Your standard should be: if her availability doesn’t match your goals, move on.
“I’m fine” often means “I’m not fine, but I don’t want to explain it yet”
This one is less about dating strategy and more about emotional intelligence. “I’m fine” can mean she’s frustrated, hurt, overstimulated, or trying not to start a fight right then.
The mistake men make is either taking it literally or interrogating her like a detective. Neither works.
What to do: respond calmly and give space without disappearing. Say, “Okay. If you want to talk later, I’m here.” That’s it. No pressure. No lecture. No “you said you were fine, so why are you acting weird?”
Example:
- She gets quiet after a misunderstanding and says, “I’m fine.” A good response: “Got it. Let’s cool off and talk later.”
- If you keep pressing, you usually make the issue bigger and teach her that honesty will be punished.
This is not about mind-reading. It’s about not escalating something that needs a little room.
“You’re so nice” is not always a compliment
Sometimes it is. Sometimes it means she appreciates you but doesn’t feel romantic chemistry. In dating, “nice” can be a soft way of saying safe, pleasant, non-threatening… and not especially exciting.
That hurts, but it’s useful information.
What to do: don’t try to win attraction by becoming even nicer. Nice is baseline. Chemistry comes from confidence, direction, humor, and a sense that you’re actually leading your own life.
Example:
- If she says, “You’re so nice,” and the energy is flat, don’t push harder for approval. She’s probably signaling she likes you as a person but not as a romantic option.
- If a woman is genuinely into you, “nice” won’t be the headline. She’ll talk about how you make her laugh, how comfortable she feels, or how you “get” her.
The fix is not becoming colder. It’s becoming more grounded. Be kind, but have edges, opinions, and a life that doesn’t orbit her.
“I don’t usually do this” is a test, not a confession
This line can mean a few things: she feels a strong connection, she’s telling the truth about her behavior, or she’s warning you not to assume access just because things are going well.
It’s not a green light to get greedy. It’s a signal to move with respect.
What to do: don’t hear this and immediately escalate like you’ve unlocked a cheat code. Instead, slow down and let trust build. If she’s opening up, meet that with maturity, not entitlement.
Example:
- “I don’t usually text like this.” That may mean she’s making an exception for you. Good. Don’t respond by spamming her every 12 minutes like a nervous raccoon.
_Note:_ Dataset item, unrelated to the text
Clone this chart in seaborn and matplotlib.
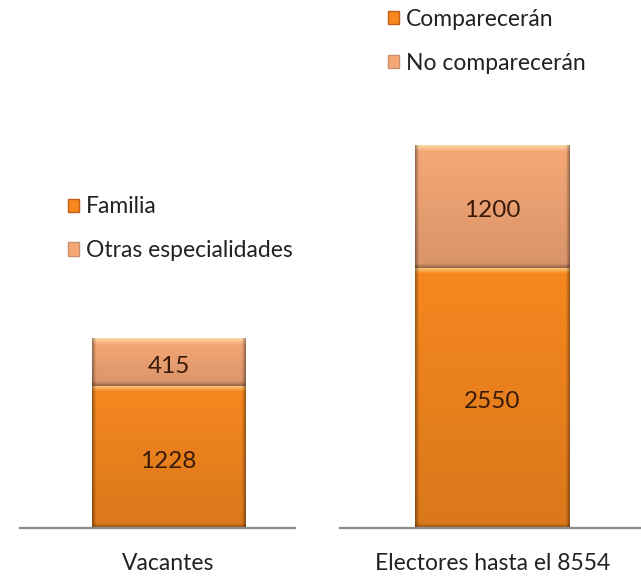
import numpy as np
import matplotlib
matplotlib.use("Agg")
import matplotlib.pyplot as plt
import matplotlib.colors as mcolors
from matplotlib.patches import Patch
import seaborn as sns

# data
left_category = "Vacantes"
left_series = ["Familia", "Otras especialidades"]
left_values = [1228, 415]

right_category = "Electores hasta el 8554"
right_series = ["Comparecerán", "No comparecerán"]
right_values = [2550, 1200]

DARK_ORANGE = "#F7881F"
LIGHT_ORANGE = "#F6A877"
TEXT_DARK = "#3A1A0A"


def bevel_image(color, w_px, h_px, edge=6):
    """RGB array imitating the Excel 'bevel' fill."""
    base = np.array(mcolors.to_rgb(color))
    h = max(int(h_px), 4)
    w = max(int(w_px), 4)
    yy = np.linspace(0, 1, h)[:, None]  # 0 = top
    shade = 1.0 - 0.12 * yy  # slightly darker toward the bottom
    img = base[None, None, :] * shade[..., None] * np.ones((1, w, 1))
    # top highlight
    top = np.clip(1 - np.arange(h) / edge, 0, 1)[:, None, None]
    img = img * (1 - 0.65 * top) + np.array([1.0, 0.94, 0.72]) * 0.65 * top
    # darker bottom rim
    bot = np.clip(1 - (h - 1 - np.arange(h)) / (edge * 0.7), 0, 1)[:, None, None]
    img = img * (1 - 0.3 * bot)
    # darker side rims
    side = np.clip(1 - np.minimum(np.arange(w), w - 1 - np.arange(w)) / (edge * 0.6), 0, 1)
    img = img * (1 - 0.35 * side[None, :, None])
    return np.clip(img, 0, 1)


def draw_stack(ax, category, values, xlim, ylim):
    total = sum(values)
    sns.barplot(x=[category], y=[total], color=LIGHT_ORANGE, width=0.6,
                saturation=1, ax=ax)
    sns.barplot(x=[category], y=[values[0]], color=DARK_ORANGE, width=0.6,
                saturation=1, ax=ax)
    ax.set_xlim(*xlim)
    ax.set_ylim(0, ylim)
    fig = ax.figure
    fig.canvas.draw()
    # overlay bevel gradients on each segment
    bottoms = [0, values[0]]
    colors = [DARK_ORANGE, LIGHT_ORANGE]
    for b, v, c in zip(bottoms, values, colors):
        p0 = ax.transData.transform((-0.3, b))
        p1 = ax.transData.transform((0.3, b + v))
        img = bevel_image(c, p1[0] - p0[0], p1[1] - p0[1])
        ax.imshow(img, extent=(-0.3, 0.3, b, b + v), aspect="auto",
                  origin="upper", zorder=3, interpolation="bilinear")
        ax.annotate(str(v), (0, b + v / 2), xytext=(0, -3),
                    textcoords="offset points", ha="center", va="center",
                    color=TEXT_DARK, fontsize=17.5, zorder=5)
    ax.set_xlim(*xlim)
    ax.set_ylim(0, ylim)
    for s in ["top", "left", "right"]:
        ax.spines[s].set_visible(False)
    ax.spines["bottom"].set_color("#8C8C8C")
    ax.spines["bottom"].set_linewidth(1.6)
    ax.spines["bottom"].set_zorder(6)
    ax.set_yticks([])
    ax.set_ylabel("")
    ax.tick_params(axis="x", length=0, pad=18, labelsize=16.5, labelcolor="#222222")


def main():
    sns.set_style("white")
    plt.rcParams["font.family"] = ["Lato", "DejaVu Sans"]

    fig = plt.figure(figsize=(6.41, 5.76), dpi=100)
    ax1 = fig.add_axes([20 / 641, 48 / 576, 275 / 641, 428 / 576])
    ax2 = fig.add_axes([340 / 641, 48 / 576, 301 / 641, 428 / 576])

    draw_stack(ax1, left_category, left_values, (-0.582, 0.496), 428 * 8.647)
    draw_stack(ax2, right_category, right_values, (-0.591, 0.575), 428 * 9.79)

    for ax, names, anchor in [(ax1, left_series, (68 / 641, 0.603)),
                              (ax2, right_series, (388 / 641, 0.928))]:
        handles = [Patch(facecolor=DARK_ORANGE, edgecolor="#C0601A"),
                   Patch(facecolor=LIGHT_ORANGE, edgecolor="#C89070")]
        ax.legend(handles, names, loc="center left", bbox_to_anchor=anchor,
                  bbox_transform=fig.transFigure, frameon=False,
                  handlelength=0.5, handleheight=0.5, handletextpad=0.3,
                  labelspacing=1.0, borderpad=0, borderaxespad=0,
                  fontsize=16.5, labelcolor="#222222")

    fig.savefig("out.png", dpi=100)


if __name__ == "__main__":
    main()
- “I don’t usually bring guys home this fast.” This is not the time to act victorious. It’s the time to be calm and trustworthy.
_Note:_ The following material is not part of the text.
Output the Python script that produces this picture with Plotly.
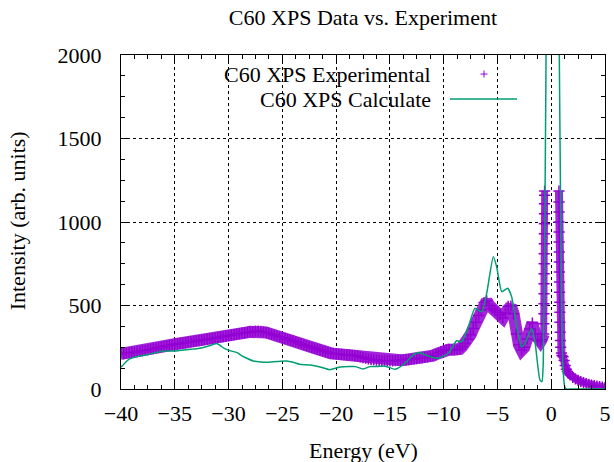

Women pay attention to how you handle access. Gentle confidence beats premature celebration every time.
“You’re different from other guys” can mean two opposite things
This is one of the most misleading compliments in dating. It can mean, “You stand out in a good way.” Or it can mean, “You’re unlike the annoying men I’m comparing you to, and that’s enough for now.”
So don’t build your identity on it. Context matters more than the sentence.
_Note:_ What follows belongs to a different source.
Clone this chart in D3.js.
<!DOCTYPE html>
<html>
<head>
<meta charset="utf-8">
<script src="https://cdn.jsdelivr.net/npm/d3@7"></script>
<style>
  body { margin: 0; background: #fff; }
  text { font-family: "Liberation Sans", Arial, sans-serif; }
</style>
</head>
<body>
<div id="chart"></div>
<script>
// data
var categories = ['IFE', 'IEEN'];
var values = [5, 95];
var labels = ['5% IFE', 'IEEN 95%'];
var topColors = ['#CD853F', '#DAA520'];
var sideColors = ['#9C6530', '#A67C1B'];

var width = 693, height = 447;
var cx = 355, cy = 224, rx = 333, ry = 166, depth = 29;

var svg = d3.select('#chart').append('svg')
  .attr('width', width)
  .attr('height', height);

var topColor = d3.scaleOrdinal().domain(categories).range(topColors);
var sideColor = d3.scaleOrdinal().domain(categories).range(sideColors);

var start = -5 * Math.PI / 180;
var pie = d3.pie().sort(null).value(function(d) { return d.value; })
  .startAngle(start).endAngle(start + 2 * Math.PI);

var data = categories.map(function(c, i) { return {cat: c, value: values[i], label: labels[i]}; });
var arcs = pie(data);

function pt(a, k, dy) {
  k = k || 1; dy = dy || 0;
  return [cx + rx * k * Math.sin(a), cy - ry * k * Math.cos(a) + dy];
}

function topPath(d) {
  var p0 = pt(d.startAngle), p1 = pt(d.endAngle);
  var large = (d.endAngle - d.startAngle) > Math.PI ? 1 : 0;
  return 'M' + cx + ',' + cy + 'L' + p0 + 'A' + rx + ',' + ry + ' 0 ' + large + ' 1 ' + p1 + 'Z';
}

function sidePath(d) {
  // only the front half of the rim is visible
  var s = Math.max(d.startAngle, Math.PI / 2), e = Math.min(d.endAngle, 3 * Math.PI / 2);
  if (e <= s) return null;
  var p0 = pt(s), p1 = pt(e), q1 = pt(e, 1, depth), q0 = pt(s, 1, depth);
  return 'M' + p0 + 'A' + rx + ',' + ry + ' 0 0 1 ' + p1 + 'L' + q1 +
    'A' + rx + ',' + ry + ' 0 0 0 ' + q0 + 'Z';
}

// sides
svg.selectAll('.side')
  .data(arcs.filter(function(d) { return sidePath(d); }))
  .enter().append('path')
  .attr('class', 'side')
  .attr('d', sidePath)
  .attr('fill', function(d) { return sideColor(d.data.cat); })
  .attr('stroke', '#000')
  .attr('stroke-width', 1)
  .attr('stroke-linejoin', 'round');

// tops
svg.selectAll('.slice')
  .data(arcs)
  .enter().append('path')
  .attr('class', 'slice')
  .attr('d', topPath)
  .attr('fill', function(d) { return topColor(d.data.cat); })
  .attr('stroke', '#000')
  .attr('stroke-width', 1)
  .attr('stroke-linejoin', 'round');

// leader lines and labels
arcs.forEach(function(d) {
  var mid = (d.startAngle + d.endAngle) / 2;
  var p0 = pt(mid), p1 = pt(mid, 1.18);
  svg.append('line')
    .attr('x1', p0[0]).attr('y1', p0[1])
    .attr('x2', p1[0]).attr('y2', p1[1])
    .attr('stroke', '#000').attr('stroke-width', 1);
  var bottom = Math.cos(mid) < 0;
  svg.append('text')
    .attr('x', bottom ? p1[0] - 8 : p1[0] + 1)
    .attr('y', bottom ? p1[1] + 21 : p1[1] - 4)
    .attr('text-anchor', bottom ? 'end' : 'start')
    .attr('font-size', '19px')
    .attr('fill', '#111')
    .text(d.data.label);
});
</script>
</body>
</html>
What to do: look at the rest of the interaction. Is she affectionate, curious, and making time for you? Or is she saying this while keeping you at arm’s length? One means attraction. The other means you’re a decent option she doesn’t want to lose completely.
Example:
- She says it while leaning in, laughing, and asking to see you again. Good sign.
- She says it during a long message about how “most men are immature” and then goes cold. That’s not romance. That’s a parking spot for your ego.
Take the compliment, but don’t confuse it with commitment.
“I just need a man who can lead” means “show me direction, not domination”
A lot of men hear this and think they need to become bossy, controlling, or fake-confident overnight. That’s the wrong lesson. Women usually mean they want someone who can make decisions, create momentum, and handle uncertainty without turning every choice into a committee meeting.
Leadership in dating looks like clarity, not control.
What to do: make plans, follow through, and keep things moving. Suggest a place, pick a time, and be reliable. Don’t make her carry the entire emotional and logistical load.
Example:
- Bad “leader”: “Where do you want to go? I don’t care. Whatever you want is fine. What do you think?”
- Better: “Let’s meet at 7 at that new sushi spot. If that doesn’t work, I’m free Thursday.”
That’s attractive because it reduces friction. It says you’re present, decisive, and not needy for approval.
Real leadership also means listening. If she’s uncomfortable, you adjust. If she has a preference, you consider it. The goal is not to dominate the interaction. It’s to make it easier to be around you.
When you stop treating her words like riddles and start paying attention to habits, dating gets a lot less confusing. The truth is usually right there — you just have to be willing to hear it.